# Semi-Euclidean space

A real affine $n$- space equipped with a scalar product of vectors such that, relative to a suitably chosen basis, the scalar product $( \mathbf x , \mathbf x )$ of any vector with itself has the form

$$( \mathbf x , \mathbf x ) = - \sum _ {i=1}^ { l } ( x ^ {i} ) ^ {2} + \sum _ { j=l+ 1} ^ { n-d} ( x ^ {j} ) ^ {2} .$$

Under these conditions, the semi-Euclidean space is said to have index $l$ and deficiency $d$ and is denoted by ${} ^ {l + ( d ) } R _ {n}$. If $l = 0$, the expression for the scalar product of a vector with itself is a semi-definite quadratic form and the space is called an $n$- space of deficiency $d$, denoted by ${} ^ {( d ) } R _ {n}$.
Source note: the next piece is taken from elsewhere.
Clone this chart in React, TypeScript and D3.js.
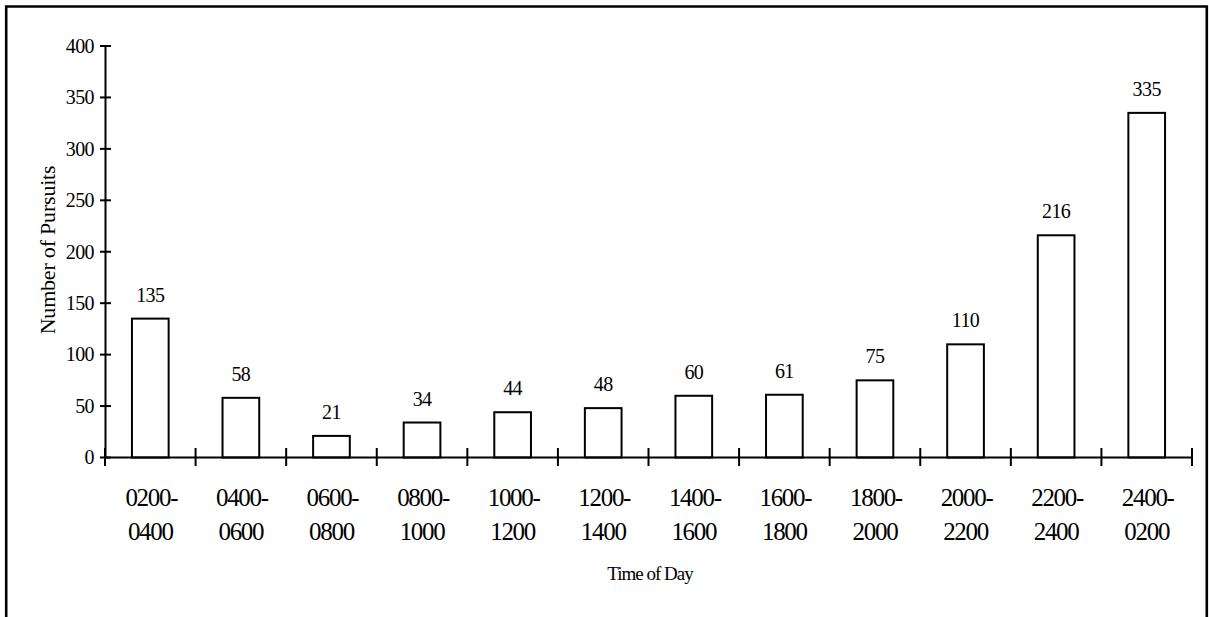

In the projective classification, a semi-Euclidean space can be defined as a semi-elliptic space or a semi-hyperbolic space with an improper absolute plane; these are spaces with projective metrics of the most general form.

One defines a semi-non-Euclidean space as a metric $n$- space which is a hypersphere with identified antipodal points in the semi-Euclidean space of index $l$ and deficiency $d$. Thus, semi-elliptic and semi-hyperbolic spaces may be interpreted as hyperspheres of the above type (i.e. as semi-non-Euclidean spaces) in semi-Euclidean spaces of appropriate index and deficiency.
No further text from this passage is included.